§ SUPPLIED DATA

**********

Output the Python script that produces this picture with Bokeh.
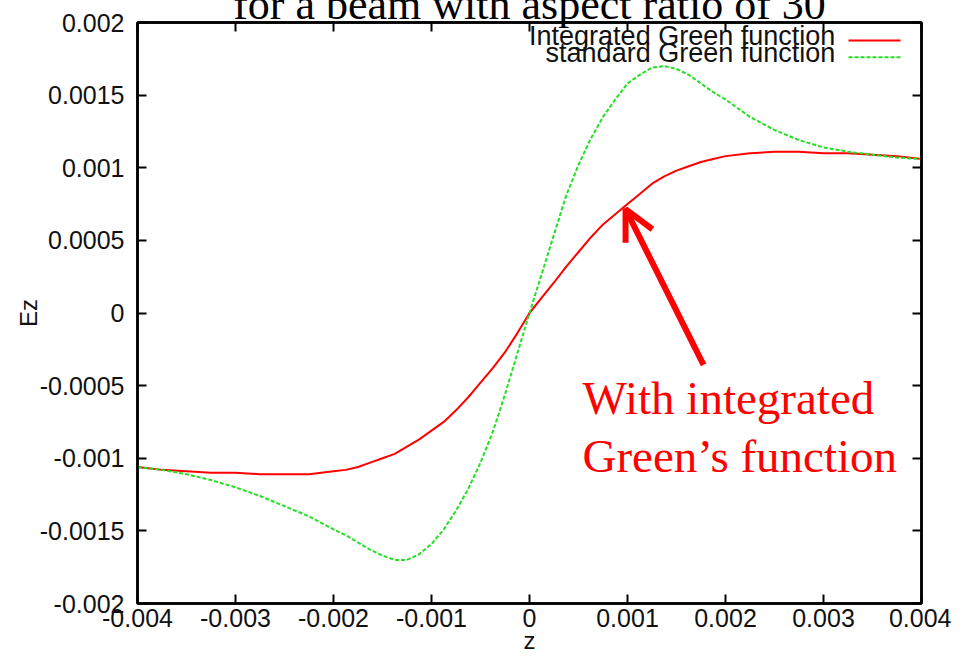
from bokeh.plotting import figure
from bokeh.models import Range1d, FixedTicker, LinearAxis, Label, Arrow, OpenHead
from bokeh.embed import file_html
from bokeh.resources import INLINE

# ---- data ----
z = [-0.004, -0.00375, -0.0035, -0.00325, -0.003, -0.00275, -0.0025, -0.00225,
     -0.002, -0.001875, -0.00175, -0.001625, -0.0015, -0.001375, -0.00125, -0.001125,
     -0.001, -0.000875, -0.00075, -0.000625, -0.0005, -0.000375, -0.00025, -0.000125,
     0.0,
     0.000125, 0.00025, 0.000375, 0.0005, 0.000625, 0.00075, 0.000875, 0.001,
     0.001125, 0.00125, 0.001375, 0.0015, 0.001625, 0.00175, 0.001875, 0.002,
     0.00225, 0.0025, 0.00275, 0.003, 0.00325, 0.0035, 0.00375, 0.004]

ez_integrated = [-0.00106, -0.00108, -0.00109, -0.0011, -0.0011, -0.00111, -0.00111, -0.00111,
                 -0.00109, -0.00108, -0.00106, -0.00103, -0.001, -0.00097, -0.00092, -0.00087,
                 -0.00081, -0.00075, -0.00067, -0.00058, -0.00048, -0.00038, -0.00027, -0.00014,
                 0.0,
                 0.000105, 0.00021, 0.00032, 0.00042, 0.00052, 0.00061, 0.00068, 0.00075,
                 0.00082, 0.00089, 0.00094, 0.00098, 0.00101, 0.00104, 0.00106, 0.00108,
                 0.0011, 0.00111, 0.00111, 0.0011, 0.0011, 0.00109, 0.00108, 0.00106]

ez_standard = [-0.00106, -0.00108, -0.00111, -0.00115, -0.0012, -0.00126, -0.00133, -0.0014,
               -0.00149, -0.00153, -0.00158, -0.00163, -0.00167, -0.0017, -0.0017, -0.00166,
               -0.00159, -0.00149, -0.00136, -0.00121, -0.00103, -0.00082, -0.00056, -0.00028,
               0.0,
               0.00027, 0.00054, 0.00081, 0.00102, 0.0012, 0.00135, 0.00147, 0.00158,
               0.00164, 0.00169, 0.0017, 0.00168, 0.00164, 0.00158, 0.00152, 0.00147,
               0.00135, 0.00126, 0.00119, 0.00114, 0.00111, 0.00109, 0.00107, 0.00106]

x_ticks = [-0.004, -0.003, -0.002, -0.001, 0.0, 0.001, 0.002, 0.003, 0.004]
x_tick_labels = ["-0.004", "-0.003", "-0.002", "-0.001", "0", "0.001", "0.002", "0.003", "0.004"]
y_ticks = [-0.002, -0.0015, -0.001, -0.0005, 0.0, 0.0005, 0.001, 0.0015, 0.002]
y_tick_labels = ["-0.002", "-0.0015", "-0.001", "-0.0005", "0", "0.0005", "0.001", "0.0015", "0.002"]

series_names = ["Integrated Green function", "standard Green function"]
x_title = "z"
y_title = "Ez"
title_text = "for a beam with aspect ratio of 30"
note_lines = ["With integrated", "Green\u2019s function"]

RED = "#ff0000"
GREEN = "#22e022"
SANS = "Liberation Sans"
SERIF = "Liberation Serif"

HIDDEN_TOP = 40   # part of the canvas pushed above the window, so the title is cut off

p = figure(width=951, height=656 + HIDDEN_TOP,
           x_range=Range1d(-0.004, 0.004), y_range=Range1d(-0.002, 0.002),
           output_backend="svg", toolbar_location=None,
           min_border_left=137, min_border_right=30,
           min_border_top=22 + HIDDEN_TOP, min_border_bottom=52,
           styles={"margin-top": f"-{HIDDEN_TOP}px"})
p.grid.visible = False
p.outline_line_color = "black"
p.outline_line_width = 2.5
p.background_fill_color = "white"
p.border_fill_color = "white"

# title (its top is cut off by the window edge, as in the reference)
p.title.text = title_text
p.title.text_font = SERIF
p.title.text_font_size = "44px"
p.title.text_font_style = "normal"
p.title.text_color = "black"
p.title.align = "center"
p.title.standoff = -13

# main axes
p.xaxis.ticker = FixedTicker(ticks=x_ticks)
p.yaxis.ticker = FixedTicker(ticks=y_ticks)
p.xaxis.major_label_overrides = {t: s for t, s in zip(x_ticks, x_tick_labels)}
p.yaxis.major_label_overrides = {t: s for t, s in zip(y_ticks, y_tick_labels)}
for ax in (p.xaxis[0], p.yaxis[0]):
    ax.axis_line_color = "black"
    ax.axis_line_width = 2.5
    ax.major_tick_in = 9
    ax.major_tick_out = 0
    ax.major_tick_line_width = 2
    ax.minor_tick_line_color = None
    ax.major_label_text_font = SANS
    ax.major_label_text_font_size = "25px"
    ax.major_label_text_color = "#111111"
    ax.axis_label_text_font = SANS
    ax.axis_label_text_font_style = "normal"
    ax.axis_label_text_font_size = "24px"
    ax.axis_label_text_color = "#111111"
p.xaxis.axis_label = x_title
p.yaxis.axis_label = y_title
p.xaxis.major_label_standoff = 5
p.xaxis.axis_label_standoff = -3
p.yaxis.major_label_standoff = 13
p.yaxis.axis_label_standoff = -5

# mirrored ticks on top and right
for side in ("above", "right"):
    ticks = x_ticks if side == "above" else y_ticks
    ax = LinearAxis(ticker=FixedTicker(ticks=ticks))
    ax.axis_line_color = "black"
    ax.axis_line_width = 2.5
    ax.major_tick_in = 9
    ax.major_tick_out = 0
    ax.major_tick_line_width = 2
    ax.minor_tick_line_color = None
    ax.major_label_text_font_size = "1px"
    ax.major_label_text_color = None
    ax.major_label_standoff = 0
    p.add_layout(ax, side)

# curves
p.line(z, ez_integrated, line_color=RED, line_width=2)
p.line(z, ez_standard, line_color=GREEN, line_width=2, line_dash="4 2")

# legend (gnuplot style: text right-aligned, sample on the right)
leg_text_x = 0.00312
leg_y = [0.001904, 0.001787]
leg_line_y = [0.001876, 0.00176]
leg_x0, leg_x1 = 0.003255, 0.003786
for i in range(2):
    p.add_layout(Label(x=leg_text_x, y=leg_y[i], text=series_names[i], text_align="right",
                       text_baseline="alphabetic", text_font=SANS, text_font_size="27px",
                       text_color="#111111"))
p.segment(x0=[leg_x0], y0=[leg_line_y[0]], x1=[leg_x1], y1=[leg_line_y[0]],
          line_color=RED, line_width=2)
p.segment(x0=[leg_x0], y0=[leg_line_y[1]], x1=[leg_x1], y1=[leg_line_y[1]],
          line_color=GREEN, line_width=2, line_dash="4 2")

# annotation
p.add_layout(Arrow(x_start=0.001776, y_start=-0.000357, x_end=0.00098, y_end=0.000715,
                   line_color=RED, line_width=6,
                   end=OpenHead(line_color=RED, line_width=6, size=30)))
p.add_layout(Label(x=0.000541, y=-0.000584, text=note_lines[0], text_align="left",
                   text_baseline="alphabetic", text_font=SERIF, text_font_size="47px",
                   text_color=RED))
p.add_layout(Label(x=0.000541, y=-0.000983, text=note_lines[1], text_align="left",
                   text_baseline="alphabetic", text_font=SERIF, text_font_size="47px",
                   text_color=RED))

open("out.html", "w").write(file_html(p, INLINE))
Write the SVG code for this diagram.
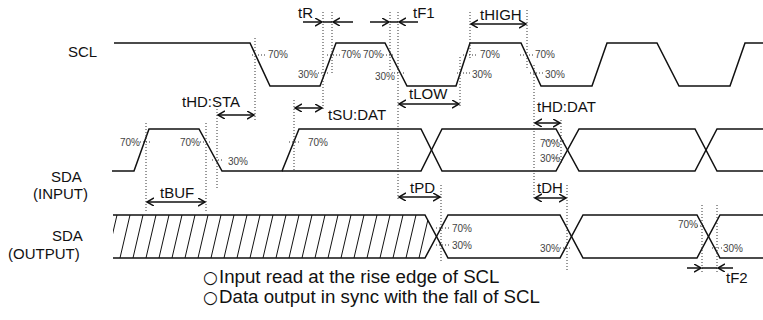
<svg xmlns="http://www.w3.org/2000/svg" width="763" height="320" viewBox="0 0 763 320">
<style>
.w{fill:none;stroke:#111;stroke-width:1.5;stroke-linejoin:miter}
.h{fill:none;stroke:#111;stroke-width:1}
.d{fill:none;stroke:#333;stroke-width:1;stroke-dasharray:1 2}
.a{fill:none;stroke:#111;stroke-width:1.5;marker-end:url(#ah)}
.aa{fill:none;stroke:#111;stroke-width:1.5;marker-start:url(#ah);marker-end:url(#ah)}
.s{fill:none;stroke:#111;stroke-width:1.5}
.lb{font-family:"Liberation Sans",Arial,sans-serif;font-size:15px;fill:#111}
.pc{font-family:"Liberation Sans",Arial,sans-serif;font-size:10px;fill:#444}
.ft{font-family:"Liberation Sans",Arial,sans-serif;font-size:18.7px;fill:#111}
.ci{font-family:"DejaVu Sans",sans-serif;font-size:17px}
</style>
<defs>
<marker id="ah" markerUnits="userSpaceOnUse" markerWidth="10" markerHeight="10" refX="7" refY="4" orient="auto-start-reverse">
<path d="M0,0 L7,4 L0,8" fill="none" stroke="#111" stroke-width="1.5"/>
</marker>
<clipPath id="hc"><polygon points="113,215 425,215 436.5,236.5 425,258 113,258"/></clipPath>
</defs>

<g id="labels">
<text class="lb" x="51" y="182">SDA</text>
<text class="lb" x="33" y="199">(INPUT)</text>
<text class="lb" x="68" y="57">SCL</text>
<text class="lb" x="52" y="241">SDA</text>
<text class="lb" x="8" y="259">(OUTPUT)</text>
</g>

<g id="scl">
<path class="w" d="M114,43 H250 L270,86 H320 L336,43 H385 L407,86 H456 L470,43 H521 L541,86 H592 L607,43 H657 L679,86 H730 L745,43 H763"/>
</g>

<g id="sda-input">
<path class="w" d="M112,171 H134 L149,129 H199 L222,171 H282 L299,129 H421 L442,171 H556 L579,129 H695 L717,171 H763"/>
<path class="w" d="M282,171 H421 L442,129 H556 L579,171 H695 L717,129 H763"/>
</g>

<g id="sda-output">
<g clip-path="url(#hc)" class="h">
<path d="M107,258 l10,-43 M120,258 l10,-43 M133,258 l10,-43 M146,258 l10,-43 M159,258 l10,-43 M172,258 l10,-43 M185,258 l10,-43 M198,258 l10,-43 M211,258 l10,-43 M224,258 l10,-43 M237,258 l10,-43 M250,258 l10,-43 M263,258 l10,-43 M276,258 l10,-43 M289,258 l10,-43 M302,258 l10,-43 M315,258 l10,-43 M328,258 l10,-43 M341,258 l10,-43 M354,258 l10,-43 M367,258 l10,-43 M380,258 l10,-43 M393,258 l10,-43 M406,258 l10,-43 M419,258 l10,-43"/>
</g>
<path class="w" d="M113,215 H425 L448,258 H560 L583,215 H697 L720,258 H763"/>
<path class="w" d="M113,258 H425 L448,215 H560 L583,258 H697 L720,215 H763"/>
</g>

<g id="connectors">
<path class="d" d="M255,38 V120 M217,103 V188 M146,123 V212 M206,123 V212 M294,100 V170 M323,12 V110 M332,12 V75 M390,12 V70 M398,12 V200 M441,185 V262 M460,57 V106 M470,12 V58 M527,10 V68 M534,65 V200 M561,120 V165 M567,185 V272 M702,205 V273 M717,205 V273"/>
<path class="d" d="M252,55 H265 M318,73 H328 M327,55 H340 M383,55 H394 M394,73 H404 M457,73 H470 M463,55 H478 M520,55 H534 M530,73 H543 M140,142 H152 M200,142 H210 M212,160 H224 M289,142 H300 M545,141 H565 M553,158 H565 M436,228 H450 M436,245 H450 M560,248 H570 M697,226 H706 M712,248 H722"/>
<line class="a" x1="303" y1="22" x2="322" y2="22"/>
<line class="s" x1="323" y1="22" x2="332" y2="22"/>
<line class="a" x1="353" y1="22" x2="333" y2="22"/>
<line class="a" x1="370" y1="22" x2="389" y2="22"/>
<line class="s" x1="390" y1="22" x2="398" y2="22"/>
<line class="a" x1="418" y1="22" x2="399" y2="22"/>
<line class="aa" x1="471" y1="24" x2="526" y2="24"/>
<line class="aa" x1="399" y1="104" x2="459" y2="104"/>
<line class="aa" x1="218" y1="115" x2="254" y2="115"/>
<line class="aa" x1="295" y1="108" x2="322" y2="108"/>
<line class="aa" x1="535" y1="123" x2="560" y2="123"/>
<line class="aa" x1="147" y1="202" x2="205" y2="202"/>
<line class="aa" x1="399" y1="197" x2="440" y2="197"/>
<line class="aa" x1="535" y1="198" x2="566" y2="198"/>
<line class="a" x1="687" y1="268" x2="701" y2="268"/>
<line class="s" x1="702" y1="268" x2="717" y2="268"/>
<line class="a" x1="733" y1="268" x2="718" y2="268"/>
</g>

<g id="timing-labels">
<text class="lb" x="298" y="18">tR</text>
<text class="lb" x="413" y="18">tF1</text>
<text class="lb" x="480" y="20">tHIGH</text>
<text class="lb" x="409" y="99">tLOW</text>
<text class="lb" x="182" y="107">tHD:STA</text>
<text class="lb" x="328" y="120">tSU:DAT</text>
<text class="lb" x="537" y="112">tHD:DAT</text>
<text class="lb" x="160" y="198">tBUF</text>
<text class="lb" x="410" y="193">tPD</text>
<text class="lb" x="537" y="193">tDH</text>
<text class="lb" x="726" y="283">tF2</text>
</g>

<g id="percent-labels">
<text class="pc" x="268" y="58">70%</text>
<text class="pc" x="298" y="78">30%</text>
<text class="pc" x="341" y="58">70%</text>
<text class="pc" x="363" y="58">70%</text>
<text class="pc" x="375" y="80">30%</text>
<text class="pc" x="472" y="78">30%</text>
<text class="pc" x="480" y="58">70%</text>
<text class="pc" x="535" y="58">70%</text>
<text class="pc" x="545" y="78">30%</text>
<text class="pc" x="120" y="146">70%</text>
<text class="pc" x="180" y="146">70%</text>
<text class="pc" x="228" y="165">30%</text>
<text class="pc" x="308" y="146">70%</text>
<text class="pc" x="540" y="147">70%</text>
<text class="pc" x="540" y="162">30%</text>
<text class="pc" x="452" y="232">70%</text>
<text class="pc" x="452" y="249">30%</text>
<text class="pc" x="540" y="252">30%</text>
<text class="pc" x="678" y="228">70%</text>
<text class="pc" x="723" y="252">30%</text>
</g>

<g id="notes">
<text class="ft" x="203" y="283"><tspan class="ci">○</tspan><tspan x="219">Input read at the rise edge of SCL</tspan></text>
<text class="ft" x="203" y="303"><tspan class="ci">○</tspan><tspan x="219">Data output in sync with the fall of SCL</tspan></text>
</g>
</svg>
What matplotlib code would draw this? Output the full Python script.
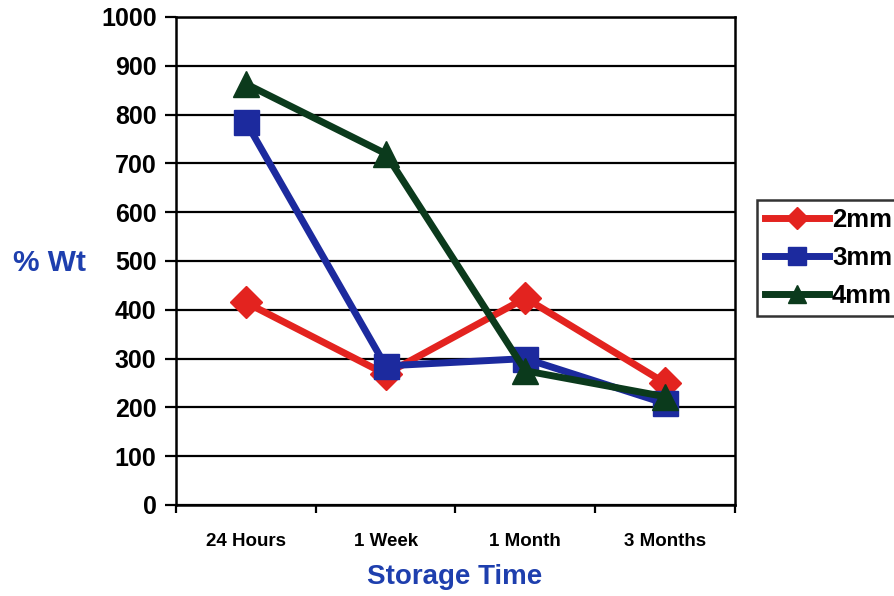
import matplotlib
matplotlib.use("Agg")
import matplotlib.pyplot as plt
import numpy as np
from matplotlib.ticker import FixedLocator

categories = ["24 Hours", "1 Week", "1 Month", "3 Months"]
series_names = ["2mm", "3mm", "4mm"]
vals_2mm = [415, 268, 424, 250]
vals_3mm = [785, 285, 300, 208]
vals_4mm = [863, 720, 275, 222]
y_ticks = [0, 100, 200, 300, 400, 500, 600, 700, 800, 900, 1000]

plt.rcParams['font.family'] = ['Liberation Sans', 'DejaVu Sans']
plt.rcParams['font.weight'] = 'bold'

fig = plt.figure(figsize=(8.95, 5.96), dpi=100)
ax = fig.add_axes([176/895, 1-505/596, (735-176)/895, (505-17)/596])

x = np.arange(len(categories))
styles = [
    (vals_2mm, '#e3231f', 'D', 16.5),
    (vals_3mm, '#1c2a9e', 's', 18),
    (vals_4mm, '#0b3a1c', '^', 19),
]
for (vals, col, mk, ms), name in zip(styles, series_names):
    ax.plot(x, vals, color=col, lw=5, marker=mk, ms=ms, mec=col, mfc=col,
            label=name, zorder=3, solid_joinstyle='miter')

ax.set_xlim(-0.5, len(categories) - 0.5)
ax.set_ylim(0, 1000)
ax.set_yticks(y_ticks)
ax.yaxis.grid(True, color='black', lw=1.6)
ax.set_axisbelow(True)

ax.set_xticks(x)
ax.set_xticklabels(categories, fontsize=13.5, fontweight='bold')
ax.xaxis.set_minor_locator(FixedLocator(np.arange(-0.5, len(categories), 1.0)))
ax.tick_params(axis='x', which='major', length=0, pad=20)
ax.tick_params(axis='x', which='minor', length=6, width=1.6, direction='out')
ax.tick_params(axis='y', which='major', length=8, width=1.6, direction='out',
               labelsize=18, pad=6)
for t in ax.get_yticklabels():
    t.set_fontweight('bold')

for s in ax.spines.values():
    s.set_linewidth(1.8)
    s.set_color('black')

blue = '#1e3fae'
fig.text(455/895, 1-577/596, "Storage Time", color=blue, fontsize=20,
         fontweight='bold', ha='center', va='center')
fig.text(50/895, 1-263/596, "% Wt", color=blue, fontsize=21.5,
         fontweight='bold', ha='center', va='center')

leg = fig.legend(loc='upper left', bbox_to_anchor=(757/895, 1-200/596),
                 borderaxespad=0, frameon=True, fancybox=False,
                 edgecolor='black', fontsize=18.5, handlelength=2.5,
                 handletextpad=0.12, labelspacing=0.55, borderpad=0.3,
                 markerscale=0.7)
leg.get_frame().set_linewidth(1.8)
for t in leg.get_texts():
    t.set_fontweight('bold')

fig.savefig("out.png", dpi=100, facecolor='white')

**********

§ GIVEN INSTRUCTION
Leaving the pictures out, write out exactly the lines from the line containing "What matplotlib code" through the line containing "from matplotlib.ticker import FixedLocator", both included.

§ REPLY
What matplotlib code would draw this? Output the full Python script.
import matplotlib
matplotlib.use("Agg")
import matplotlib.pyplot as plt
import numpy as np
from matplotlib.ticker import FixedLocator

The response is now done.